• EXERCISE TASK
Show every line below where "this" can be found.

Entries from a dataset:
-- Start --
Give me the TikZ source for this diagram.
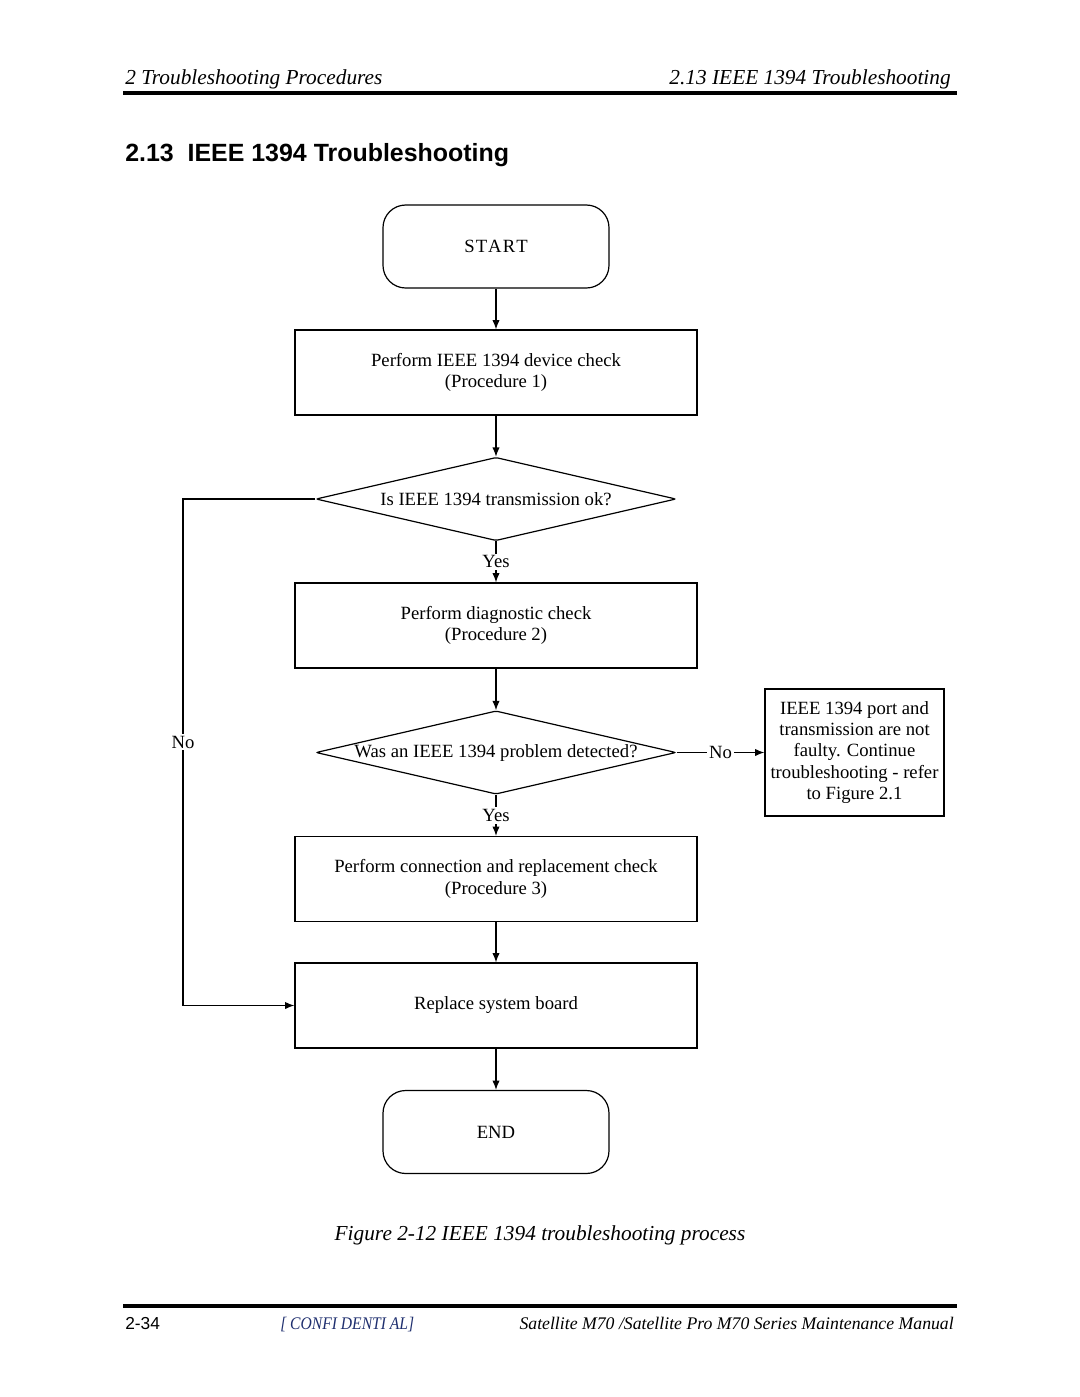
\documentclass[tikz,border=0pt]{standalone}
\usepackage{fontspec}
\setmainfont{Liberation Serif}
\setsansfont{Liberation Sans}
\usetikzlibrary{shapes.geometric,arrows.meta}
\definecolor{confnavy}{HTML}{1F2F6F}
\begin{document}
\begin{tikzpicture}[x=0.75pt,y=-0.75pt,
  every node/.style={font=\fontsize{14}{16}\selectfont},
  arr/.style={line width=0.9pt,-{Latex[length=7pt,width=5.5pt]}},
  term/.style={draw,line width=0.9pt,rounded corners=17pt,minimum width=169.5pt,minimum height=62.25pt},
  proc/.style={draw,line width=0.9pt,minimum width=301.5pt,minimum height=63.75pt,align=center},
  dec/.style={draw,line width=0.9pt,shape=diamond,aspect=4.4,inner sep=0pt,minimum width=270pt,minimum height=62.5pt,rounded corners=1.5pt},
  lbl/.style={fill=white,inner sep=1.5pt},
  hdr/.style={font=\fontsize{16}{18}\selectfont\itshape,inner sep=0pt},
  rule/.style={line width=3pt}
]
\useasboundingbox[fill=white] (0,0) rectangle (1080,1397);

% header
\node[hdr,anchor=base west] (hl) at (125,84) {2 Troubleshooting Procedures};
\node[hdr,anchor=base east] (hr) at (951,84) {2.13 IEEE 1394 Troubleshooting};
\coordinate (hr1) at (123,93);
\coordinate (hr2) at (957,93);
\draw[rule] (hr1) -- (hr2);
\node[anchor=base west,inner sep=0pt,font=\fontsize{18.7}{20}\sffamily\bfseries] (title) at (125,161) {2.13\ \ IEEE 1394 Troubleshooting};

% flowchart
\node[term] (start) at (496,246.5) {S\kern0.8pt T\kern0.8pt A\kern0.8pt R\kern0.8pt T};
\node[proc] (b1) at (496,372.5) {Perform IEEE 1394 device check\\(Procedure 1)};
\node[dec] (d1) at (496,499) {};
\node (d1t) at (d1.center) {Is IEEE 1394 transmission ok?};
\node[proc] (b2) at (496,625.5) {Perform diagnostic check\\(Procedure 2)};
\node[dec] (d2) at (496,752.5) {};
\node (d2t) at (d2.center) {Was an IEEE 1394 problem detected?};
\node[draw,line width=0.9pt,minimum width=134.25pt,minimum height=95.25pt,align=center,inner sep=1pt] (rb) at (854.5,752.5)
  {IEEE 1394 port and\\transmission are not\\faulty. Continue\\troubleshooting - refer\\to Figure 2.1};
\node[proc] (b3) at (496,879) {Perform connection and replacement check\\(Procedure 3)};
\node[proc] (b4) at (496,1005.5) {Replace system board};
\node[term] (endn) at (496,1132) {END};

\draw[arr] (start) -- (b1);
\draw[arr] (b1) -- (d1);
\draw[arr] (d1) -- node[lbl] (y1) {Yes} (b2);
\draw[arr] (b2) -- (d2);
\draw[arr] (d2) -- node[lbl] (y2) {Yes} (b3);
\draw[arr] (d2) -- node[lbl] (n2) {No} (rb);
\draw[arr] (b3) -- (b4);
\draw[arr] (b4) -- (endn);
\coordinate (c1) at (183,499);
\coordinate (c2) at (183,1005.5);
\draw[arr] (d1.west) -- (c1) -- (c2) -- (b4.west);
\node[lbl] (n1) at (183,742) {No};

% caption
\node[anchor=base,inner sep=0pt,font=\fontsize{16}{18}\selectfont\itshape] (cap) at (540,1240) {Figure 2-12 IEEE 1394 troubleshooting process};

% footer
\coordinate (fr1) at (123,1306);
\coordinate (fr2) at (957,1306);
\draw[rule] (fr1) -- (fr2);
\node[anchor=base west,inner sep=0pt,font=\fontsize{13}{15}\sffamily] (pg) at (125,1329) {2-34};
\node[anchor=base west,inner sep=0pt,font=\fontsize{13.3}{15}\selectfont\itshape,text=confnavy] (conf) at (280,1329) {\scalebox{0.88}[1]{[ CONFI DENTI AL]}};
\node[anchor=base east,inner sep=0pt,font=\fontsize{13.3}{15}\selectfont\itshape] (man) at (954,1329) {Satellite M70 /Satellite Pro M70 Series Maintenance Manual};
\end{tikzpicture}
\end{document}
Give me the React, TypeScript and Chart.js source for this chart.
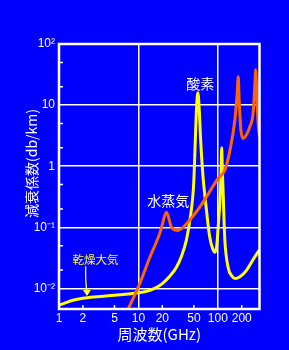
import React, { useEffect, useRef } from "react";
import { Chart, registerables } from "chart.js";

Chart.register(...registerables);

// Oxygen / dry-air attenuation (yellow)
const oxygenFreq = [1, 1.2, 1.5, 2, 3, 5, 8, 12, 16, 20, 25, 30, 35, 40, 44, 48, 50, 52, 54, 56, 58, 61, 65, 72, 79, 86, 92, 97, 101, 106, 110, 112, 114, 117, 122, 135, 150, 165, 190, 230, 280, 335];
const oxygenAtten = [0.0053, 0.0058, 0.0064, 0.0069, 0.0073, 0.0077, 0.0082, 0.0088, 0.01, 0.012, 0.016, 0.022, 0.034, 0.06, 0.12, 0.28, 0.6, 2.5, 9, 16, 10, 2.5, 0.7, 0.19, 0.07, 0.045, 0.039, 0.05, 0.1, 0.25, 0.8, 2.0, 0.9, 0.35, 0.07, 0.022, 0.016, 0.0145, 0.0155, 0.0197, 0.03, 0.043];

// Water vapour attenuation (orange)
const vaporFreq = [7.2, 10.4, 13.9, 18.6, 19.6, 22.5, 26.2, 31.5, 44, 59.5, 101, 123, 142, 164, 175, 181, 186, 195, 208, 230, 253, 278, 292, 300, 312, 322, 335];
const vaporAtten = [0.0042, 0.012, 0.032, 0.08, 0.1, 0.176, 0.1, 0.089, 0.13, 0.215, 0.63, 0.87, 1.8, 5.7, 15, 29, 12, 4, 2.85, 3.3, 4.4, 7.3, 20, 38, 12, 5, 3];

const xTickValues = [1, 2, 5, 10, 20, 50, 100, 200];
const xTickLabels = ["1", "2", "5", "10", "20", "50", "100", "200"];
const yTickValues = [0.01, 0.1, 1, 10, 100];
const yTickLabels = ["10\u207B\u00B2", "10\u207B\u00B9", "1", "10", "10\u00B2"];
const xMajor = [1, 10, 100];
const xMinorTicks = [2, 5, 20, 50, 200];
const yMinorTicks = [0.02, 0.05, 0.2, 0.5, 2, 5, 20, 50];

const xTitle = "周波数(GHz)";
const yTitle = "減衰係数(db/km)";
const labelOxygen = "酸素";
const labelVapor = "水蒸気";
const labelDry = "乾燥大気";

const BG = "#0000ff";
const YELLOW = "#ffff00";
const ORANGE = "#ff6400";
const CJK = '"Noto Sans CJK JP", "Noto Sans", sans-serif';
const LATIN = '"Liberation Sans", Arial, sans-serif';

const overlay = {
  id: "overlay",
  beforeDraw(chart: any) {
    const ctx = chart.ctx;
    ctx.save();
    ctx.fillStyle = BG;
    ctx.fillRect(0, 0, chart.width, chart.height);
    ctx.restore();
  },
  afterDatasetsDraw(chart: any) {
    const ctx = chart.ctx;
    const { left, right, top, bottom } = chart.chartArea;
    const xs = chart.scales.x;
    const ys = chart.scales.y;
    ctx.save();
    // frame
    ctx.strokeStyle = "#ffffff";
    ctx.lineWidth = 2.5;
    ctx.strokeRect(left, top, right - left, bottom - top);
    // minor ticks
    ctx.lineWidth = 1.5;
    ctx.beginPath();
    xMinorTicks.forEach((v) => {
      const px = xs.getPixelForValue(v);
      ctx.moveTo(px, bottom);
      ctx.lineTo(px, bottom - 4);
    });
    yMinorTicks.forEach((v) => {
      const py = ys.getPixelForValue(v);
      ctx.moveTo(left, py);
      ctx.lineTo(left + 4, py);
    });
    ctx.stroke();

    // annotations
    ctx.textAlign = "center";
    ctx.textBaseline = "middle";
    ctx.fillStyle = "#ffffff";
    ctx.font = `14px ${CJK}`;
    ctx.fillText(labelOxygen, xs.getPixelForValue(60), ys.getPixelForValue(22));
    ctx.fillText(labelVapor, xs.getPixelForValue(23.7), ys.getPixelForValue(0.27));
    ctx.fillStyle = "#ffff33";
    ctx.font = `11.5px ${CJK}`;
    ctx.fillText(labelDry, xs.getPixelForValue(2.88), ys.getPixelForValue(0.03));

    // arrow
    const ax0 = xs.getPixelForValue(2.17);
    const ay0 = ys.getPixelForValue(0.023);
    const ax1 = xs.getPixelForValue(2.25);
    const ay1 = ys.getPixelForValue(0.0075);
    ctx.strokeStyle = "#ffff33";
    ctx.lineWidth = 1.3;
    ctx.beginPath();
    ctx.moveTo(ax0, ay0);
    ctx.quadraticCurveTo(ax0 - 0.5, (ay0 + ay1) / 2, ax1, ay1 - 4);
    ctx.stroke();
    ctx.fillStyle = "#ffff33";
    ctx.beginPath();
    ctx.moveTo(ax1, ay1);
    ctx.lineTo(ax1 - 4, ay1 - 6);
    ctx.lineTo(ax1 + 4, ay1 - 6);
    ctx.closePath();
    ctx.fill();

    // y-axis title
    ctx.fillStyle = "#ffffff";
    ctx.font = `14px ${CJK}`;
    ctx.translate(31.5, 163.5);
    ctx.rotate(-Math.PI / 2);
    ctx.fillText(yTitle, 0, 0);
    ctx.restore();
  },
};

export default function App() {
  const canvasRef = useRef<HTMLCanvasElement | null>(null);

  useEffect(() => {
    document.body.style.margin = "0";
    document.body.style.background = BG;
    const canvas = canvasRef.current;
    if (!canvas) return;
    const chart = new Chart(canvas, {
      type: "line",
      data: {
        datasets: [
          {
            label: "水蒸気",
            data: vaporFreq.map((f, i) => ({ x: f, y: vaporAtten[i] })),
            borderColor: ORANGE,
            borderWidth: 3,
            pointRadius: 0,
            fill: false,
            cubicInterpolationMode: "monotone",
          },
          {
            label: "酸素",
            data: oxygenFreq.map((f, i) => ({ x: f, y: oxygenAtten[i] })),
            borderColor: YELLOW,
            borderWidth: 3,
            pointRadius: 0,
            fill: false,
            cubicInterpolationMode: "monotone",
          },
        ],
      },
      plugins: [overlay],
      options: {
        animation: false,
        responsive: false,
        devicePixelRatio: 1,
        layout: { padding: { left: 0, top: 44, right: 29.5, bottom: 0 } },
        plugins: { legend: { display: false }, tooltip: { enabled: false } },
        scales: {
          x: {
            type: "logarithmic",
            min: 1,
            max: 335,
            bounds: "data",
            afterBuildTicks: (axis: any) => {
              axis.ticks = xTickValues.map((v) => ({ value: v }));
            },
            afterFit: (axis: any) => {
              axis.height = 41;
            },
            ticks: {
              autoSkip: false,
              maxRotation: 0,
              color: "#ffffff",
              padding: 2,
              font: { family: LATIN, size: 12 },
              callback: (v: any) => {
                const i = xTickValues.indexOf(Number(v));
                return i >= 0 ? xTickLabels[i] : "";
              },
            },
            grid: {
              drawTicks: false,
              lineWidth: 1.5,
              color: (c: any) => (c.tick && xMajor.includes(c.tick.value) ? "#ffffff" : "rgba(0,0,0,0)"),
            },
            border: { display: false },
            title: {
              display: true,
              text: xTitle,
              color: "#ffffff",
              font: { family: CJK, size: 15 },
              padding: { top: 0, bottom: 7 },
            },
          },
          y: {
            type: "logarithmic",
            min: 0.0046,
            max: 100,
            bounds: "data",
            afterBuildTicks: (axis: any) => {
              axis.ticks = yTickValues.map((v) => ({ value: v }));
            },
            afterFit: (axis: any) => {
              axis.width = 59;
            },
            ticks: {
              autoSkip: false,
              color: "#ffffff",
              padding: 4,
              font: { family: LATIN, size: 12 },
              callback: (v: any) => {
                const i = yTickValues.findIndex((t) => Math.abs(t - Number(v)) / t < 1e-6);
                return i >= 0 ? yTickLabels[i] : "";
              },
            },
            grid: {
              drawTicks: false,
              lineWidth: 1.5,
              color: "#ffffff",
            },
            border: { display: false },
          },
        },
      },
    } as any);
    return () => chart.destroy();
  }, []);

  return (
    <div style={{ position: "fixed", left: 0, top: 0, width: 289, height: 350, background: BG }}>
      <canvas ref={canvasRef} width={289} height={350} style={{ display: "block" }} />
    </div>
  );
}
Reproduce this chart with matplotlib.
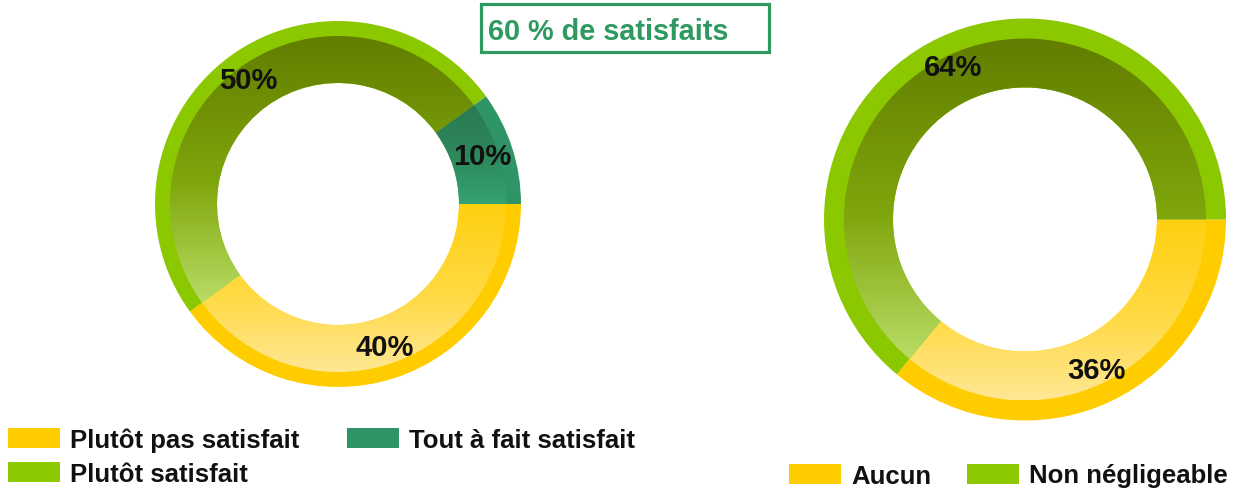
import numpy as np
import matplotlib
matplotlib.use("Agg")
import matplotlib.pyplot as plt
from matplotlib.colors import LinearSegmentedColormap
from matplotlib.patches import Rectangle

plt.rcParams['font.family'] = ['Liberation Sans', 'DejaVu Sans']

W, H = 1238, 488

# ---- data ----
left_labels = ["Plutôt pas satisfait", "Plutôt satisfait", "Tout à fait satisfait"]
left_values = [40, 50, 10]
right_labels = ["Aucun", "Non négligeable"]
right_values = [36, 64]
title_text = "60 % de satisfaits"

# colours: (rim / legend, gradient top, gradient middle, gradient bottom)
YELLOW = ("#FFCC00", "#FFD00F", "#FFDA45", "#FFE794")
GREEN = ("#8CC800", "#627D00", "#7FA60C", "#B9DD66")
TEAL = ("#2F9466", "#2A7A50", "#2E8A5C", "#36A272")
left_colors = [YELLOW, GREEN, TEAL]
right_colors = [YELLOW, GREEN]
TITLE_COLOR = "#2E9A5F"
TEXT_COLOR = "#111111"

fig = plt.figure(figsize=(W / 100, H / 100), dpi=100)
ax = fig.add_axes([0, 0, 1, 1])


def py(y):
    """convert pixel-from-top to data y"""
    return H - y


def donut(values, colors, center, r_out, r_in, rim, pctdist):
    cx, cy = center
    base, _, autotexts = ax.pie(
        values, colors=[c[0] for c in colors], radius=r_out, center=(cx, cy),
        startangle=0, counterclock=False,
        wedgeprops=dict(width=r_out - r_in, edgecolor="none"),
        autopct=lambda p: f"{p:.0f}%", pctdistance=pctdist,
        textprops=dict(fontsize=21, fontweight="bold", color=TEXT_COLOR),
    )
    for t in autotexts:
        t.set_zorder(5)
    r_band = r_out - rim
    inner, _ = ax.pie(
        values, colors=["none"] * len(values), radius=r_band, center=(cx, cy),
        startangle=0, counterclock=False,
        wedgeprops=dict(width=r_band - r_in, edgecolor="none"),
    )
    for w, c in zip(inner, colors):
        th = np.radians(np.linspace(w.theta1, w.theta2, 400))
        ys = np.concatenate([cy + r_band * np.sin(th), cy + r_in * np.sin(th)])
        xs = np.concatenate([cx + r_band * np.cos(th), cx + r_in * np.cos(th)])
        cmap = LinearSegmentedColormap.from_list(
            "g", [(0.0, c[3]), (0.45, c[2]), (1.0, c[1])])
        grad = np.linspace(1, 0, 256).reshape(-1, 1)
        im = ax.imshow(grad, cmap=cmap, extent=[xs.min(), xs.max(), ys.min(), ys.max()],
                       origin="upper", aspect="auto", zorder=2, interpolation="bilinear")
        im.set_clip_path(w)


donut(left_values, left_colors, (338, py(204)), 183, 121, 15, 0.83)
donut(right_values, right_colors, (1025, py(219.5)), 201, 132, 20, 0.835)


# ---- legends ----
def legend(labels, colors, ys, col_x, rows_per_col):
    i = 0
    for col, x in enumerate(col_x):
        for row in range(rows_per_col[col]):
            y = ys[row]
            ax.add_patch(Rectangle((x, py(y + 10)), 52, 20, facecolor=colors[i][0],
                                   edgecolor="none", zorder=3))
            ax.text(x + 62, py(y), labels[i], fontsize=18.5, fontweight="bold",
                    color=TEXT_COLOR, va="center_baseline", ha="left")
            i += 1


legend(left_labels, left_colors, [438, 472], [8, 347], [2, 1])
legend(right_labels, right_colors, [474], [789, 967], [1, 1])

# ---- title box ----
ax.add_patch(Rectangle((481, py(52)), 288, 48, facecolor="white",
                       edgecolor=TITLE_COLOR, linewidth=2.3, zorder=4))
ax.text(488, py(29), title_text, fontsize=20.8, fontweight="bold",
        color=TITLE_COLOR, va="center_baseline", ha="left", zorder=5)

ax.set_xlim(0, W)
ax.set_ylim(0, H)
ax.set_aspect("auto")
ax.axis("off")

fig.savefig("out.png", dpi=100)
-- End --
• RIGHT ANSWER
Give me the TikZ source for this diagram.
Give me the React, TypeScript and Chart.js source for this chart.
Reproduce this chart with matplotlib.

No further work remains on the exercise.